This previous weekend, my life was greatly affected and changed by God through six incredible students at The Journey, a youth revival founded by my friend, Michael Rodriguez. I got the amazing opportunity of being a speaker and community group leader. These students in particular were from the church where Michael serves as youth pastor, First Baptist Church of Andalusia, Alabama.
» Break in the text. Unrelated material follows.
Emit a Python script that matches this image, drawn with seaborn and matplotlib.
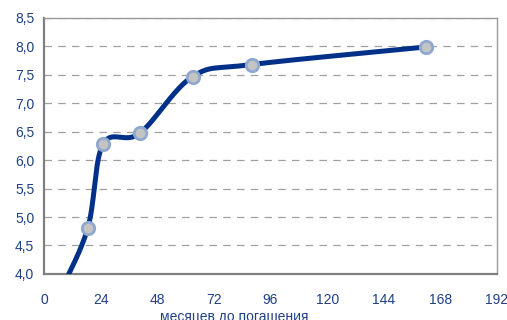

In the midst of an incredibly rapid dissolution of walls of insecurity and fear, these young men and I communed as though we had known each other for years. We challenged one another. We motivated one another. We prayed for one another. We experienced the type of fellowship that is so good and transparent and changing and deep that it would lead a person to conclude that he/she were getting a sneak preview of Heaven. Although I had a wonderful time pouring into their lives and watching as God broke down their hesitations and inhibitations as the weekend continued, the truth is that my heart was probably hardest of all. I’ve spent the last fifteen years of my life (my whole Christian experience) giving God half-hearted commitment while still holding to and trusting in the satisfaction derived from this world. In all honesty, it’s been years since I’ve shown any consistency whatsoever in my fellowship with God. I’ve been too busy being obstinate and chasing after wind. After amazing spiritual community with my boys, listening to my own sermon, and experiencing a Saturday night of intense worship, my heart was still hard. And then Sunday morning, the last morning of the event, I was writing small letters to each of my students, writing about their specific unique gifts as I recognized them and encouraging them to be vulnerable and open to the change that God wants to bring into their lives, trusting that, even if it’s harder at the moment, God still knows what is best.
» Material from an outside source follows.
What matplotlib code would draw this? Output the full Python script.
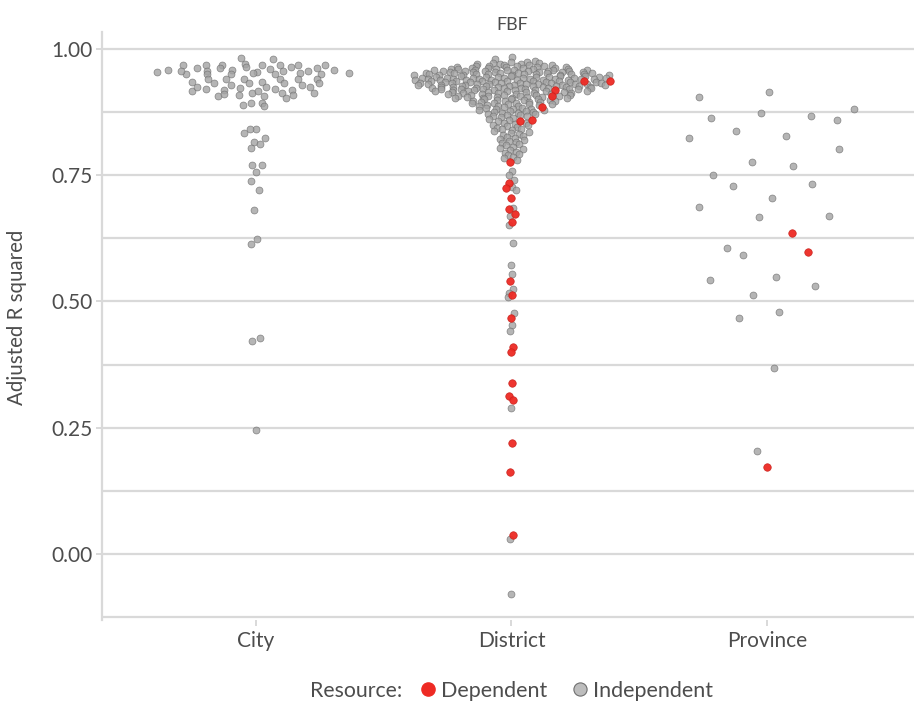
import numpy as np
import matplotlib
matplotlib.use("Agg")
import matplotlib.pyplot as plt
from matplotlib.lines import Line2D

plt.rcParams["font.family"] = ["Lato", "DejaVu Sans"]

# categories on the x axis
groups = ["City", "District", "Province"]

# adjusted R squared
city_independent = [
    0.981, 0.980, 0.970, 0.964,
    0.967, 0.968, 0.967, 0.962, 0.967, 0.968, 0.964, 0.968, 0.967, 0.958, 0.961,
    0.954, 0.958, 0.956, 0.949, 0.962, 0.955, 0.950, 0.958, 0.949, 0.954, 0.951,
    0.960, 0.949, 0.956, 0.956, 0.951, 0.950, 0.952,
    0.941, 0.940, 0.941, 0.941, 0.940, 0.941, 0.933, 0.932, 0.934, 0.925, 0.916,
    0.919, 0.919, 0.906, 0.910, 0.929, 0.923, 0.933, 0.934, 0.925, 0.921, 0.933,
    0.920, 0.929, 0.925, 0.913, 0.912, 0.903, 0.909, 0.909, 0.912, 0.917, 0.906,
    0.888, 0.893, 0.893, 0.886,
    0.842, 0.842, 0.834, 0.824, 0.816, 0.812, 0.803,
    0.770, 0.770, 0.756, 0.739, 0.721, 0.680, 0.624, 0.613, 0.422, 0.428, 0.245,
]
city_dependent = []

district_independent = [
    0.984, 0.979, 0.976,
    0.974, 0.973, 0.972, 0.971, 0.970, 0.970, 0.969, 0.968, 0.968, 0.967, 0.966,
    0.966, 0.965,
    0.965, 0.964, 0.964, 0.963, 0.963, 0.962, 0.962, 0.961, 0.961, 0.960, 0.960,
    0.960, 0.959, 0.959, 0.958, 0.958, 0.958, 0.957, 0.957, 0.957, 0.956, 0.956,
    0.956, 0.955, 0.955,
    0.955, 0.954, 0.954, 0.954, 0.953, 0.953, 0.953, 0.952, 0.952, 0.952, 0.951,
    0.951, 0.951, 0.950, 0.950, 0.950, 0.950, 0.949, 0.949, 0.949, 0.948, 0.948,
    0.948, 0.947, 0.947, 0.947, 0.946, 0.946, 0.946, 0.946, 0.945, 0.945,
    0.945, 0.944, 0.944, 0.944, 0.943, 0.943, 0.943, 0.942, 0.942, 0.942, 0.942,
    0.941, 0.941, 0.941, 0.940, 0.940, 0.940, 0.940, 0.939, 0.939, 0.939, 0.939,
    0.938, 0.938, 0.938, 0.937, 0.937, 0.937, 0.936, 0.936, 0.936, 0.935, 0.935,
    0.935, 0.934, 0.934, 0.934, 0.933, 0.933, 0.933, 0.932, 0.932, 0.932, 0.931,
    0.931, 0.931, 0.930, 0.930, 0.930, 0.930, 0.929, 0.929, 0.929, 0.928, 0.928,
    0.928, 0.927, 0.927, 0.927, 0.926, 0.926, 0.926, 0.925, 0.925, 0.925,
    0.924, 0.924, 0.924, 0.923, 0.923, 0.923, 0.922, 0.922, 0.922, 0.921, 0.921,
    0.921, 0.920, 0.920, 0.920, 0.919, 0.919, 0.919, 0.918, 0.918, 0.917, 0.917,
    0.917, 0.916, 0.916, 0.915,
    0.915, 0.914, 0.914, 0.913, 0.913, 0.912, 0.912, 0.911, 0.911, 0.910, 0.910,
    0.909, 0.909, 0.908, 0.908, 0.907, 0.907, 0.906, 0.906, 0.905,
    0.905, 0.904, 0.904, 0.903, 0.903, 0.902, 0.902, 0.901, 0.900, 0.900, 0.899,
    0.899, 0.898, 0.897, 0.897, 0.896, 0.895,
    0.895, 0.894, 0.893, 0.893, 0.892, 0.891, 0.890, 0.890, 0.889, 0.888, 0.887,
    0.886, 0.886,
    0.884, 0.883, 0.882, 0.881, 0.880, 0.880, 0.879, 0.878, 0.877, 0.876, 0.875,
    0.874, 0.873, 0.872, 0.871, 0.870, 0.869, 0.868, 0.867, 0.866,
    0.864, 0.862, 0.861, 0.858, 0.856,
    0.854, 0.853, 0.851, 0.850, 0.849, 0.847, 0.846,
    0.844, 0.842, 0.841, 0.839, 0.838, 0.836,
    0.834, 0.832, 0.830, 0.828, 0.826,
    0.824, 0.822, 0.820, 0.818, 0.816,
    0.814, 0.811, 0.809, 0.806,
    0.804, 0.801, 0.799, 0.796,
    0.794, 0.791, 0.789, 0.786,
    0.783, 0.779,
    0.758, 0.750, 0.740, 0.727, 0.720, 0.684, 0.669, 0.651, 0.615, 0.572, 0.555,
    0.524, 0.517, 0.508, 0.477, 0.453, 0.442, 0.290, 0.030, -0.079,
]
district_dependent = [
    0.937, 0.936, 0.918, 0.907, 0.885, 0.859, 0.857, 0.775,
    0.735, 0.724, 0.705, 0.682, 0.673, 0.658, 0.541, 0.512, 0.468, 0.409, 0.401,
    0.339, 0.314, 0.306, 0.220, 0.162, 0.039,
]

province_independent = [
    0.904, 0.915, 0.863, 0.872, 0.866, 0.859, 0.880, 0.824, 0.837, 0.828, 0.802,
    0.776, 0.768, 0.750, 0.729, 0.732, 0.705, 0.687, 0.667, 0.670, 0.606, 0.591,
    0.543, 0.549, 0.531, 0.513, 0.467, 0.480, 0.369, 0.205,
]
province_dependent = [0.636, 0.598, 0.173]

independent = [city_independent, district_independent, province_independent]
dependent = [city_dependent, district_dependent, province_dependent]

TEXT = "#4D4D4D"
GRID = "#D9D9D9"
RED = "#EE2A24"
GREY = "#A3A3A3"


def van_der_corput(n, base=2):
    seq = np.zeros(n)
    for i in range(1, n + 1):
        f, r, k = 1.0, 0.0, i
        while k > 0:
            f /= base
            r += f * (k % base)
            k //= base
        seq[i - 1] = r
    return seq


def quasirandom_offsets(y, width=0.4, adjust=0.5):
    # density-scaled quasirandom jitter (like ggbeeswarm)
    y = np.asarray(y, dtype=float)
    n = len(y)
    sd = y.std(ddof=1)
    iqr = np.subtract(*np.percentile(y, [75, 25]))
    lo = min(sd, iqr / 1.34) if iqr > 0 else sd
    bw = 0.9 * lo * n ** -0.2 * adjust
    grid = np.linspace(y.min() - 3 * bw, y.max() + 3 * bw, 512)

    def kde(pts):
        return np.exp(-0.5 * ((pts[:, None] - y[None, :]) / bw) ** 2).sum(axis=1)

    dens = kde(y) / kde(grid).max()
    ranks = np.argsort(np.argsort(y, kind="stable"), kind="stable")
    offset = van_der_corput(n)[ranks]
    return (offset - 0.5) * 2 * dens * width


fig = plt.figure(figsize=(9.14, 7.02), dpi=100)
ax = fig.add_axes([0.1116, 0.1168, 0.896, 0.8376])

for i, name in enumerate(groups):
    ind = np.array(independent[i], dtype=float)
    dep = np.array(dependent[i], dtype=float)
    allv = np.concatenate([ind, dep])
    xs = i + quasirandom_offsets(allv)
    n_ind = len(ind)
    ax.scatter(xs[:n_ind], ind, s=25, color=GREY, edgecolor="#6F6F6F",
               linewidth=0.5, alpha=0.8, zorder=3)
    if len(dep):
        ax.scatter(xs[n_ind:], dep, s=29, color=RED, edgecolor="#C8211B",
                   linewidth=0.5, alpha=0.95, zorder=4)

ax.set_xlim(-0.6, 2.6)
ax.set_ylim(-0.13, 1.033)
ax.set_xticks(range(len(groups)))
ax.set_xticklabels(groups)
ax.set_yticks([0.0, 0.25, 0.5, 0.75, 1.0])
ax.set_yticklabels(["0.00", "0.25", "0.50", "0.75", "1.00"])
ax.set_yticks(np.arange(-0.125, 1.0, 0.25), minor=True)

ax.grid(axis="y", which="both", color=GRID, linewidth=1.6, zorder=0)
ax.set_axisbelow(True)

for side in ["top", "right", "bottom"]:
    ax.spines[side].set_visible(False)
ax.spines["left"].set_color(GRID)
ax.spines["left"].set_linewidth(1.6)

ax.tick_params(axis="both", which="major", colors=GRID, length=4, width=1.4,
               labelcolor=TEXT, labelsize=15)
ax.tick_params(axis="y", which="minor", length=0)
ax.tick_params(axis="y", pad=3)
ax.tick_params(axis="x", pad=4)

ax.set_ylabel("Adjusted R squared", fontsize=14.8, color=TEXT)
ax.yaxis.set_label_coords(-0.0916, 0.514)

fig.text(512 / 914, 1 - 25 / 702, "FBF", ha="center", va="center",
         fontsize=13, color=TEXT)

# legend along the bottom
fig.text(310 / 914, 1 - 691 / 702, "Resource:", ha="left", va="center",
         fontsize=15.3, color=TEXT)
handles = [
    Line2D([], [], linestyle="none", marker="o", markersize=9.5,
           markerfacecolor=RED, markeredgecolor=RED, label="Dependent"),
    Line2D([], [], linestyle="none", marker="o", markersize=9.5,
           markerfacecolor="#BDBDBD", markeredgecolor="#6F6F6F",
           markeredgewidth=0.8, label="Independent"),
]
leg = fig.legend(handles=handles, loc="center left",
                 bbox_to_anchor=(417 / 914, 1 - 691 / 702), ncol=2,
                 frameon=False, handlelength=1.0, handletextpad=0.12,
                 columnspacing=1.0, borderpad=0, borderaxespad=0,
                 fontsize=15.5)
for t in leg.get_texts():
    t.set_color(TEXT)

fig.savefig("out.png", dpi=100)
During the last sermon and the worship session that followed, I felt a somewhat familiar wrench in my heart. Like awakening after a long sleep, I felt my soul adjusting to the intense light before it. Tears streamed down my face and memories of my unfaithfulness came to my mind as I remember, being broken, feeling the voice of God gently call to me, saying, “Stephen. Will you not trust me, too?”.
I pushed the boys the whole weekend - and they responded. But I was the last one. Indeed, in the end, they set the example for me. They helped me remember what it meant and felt like to say “Yes, Lord”. I am forever indebted to Sunny, Josh, Trav, Nate, Tyler, and Marcus for the change that God brought about in my life through their example.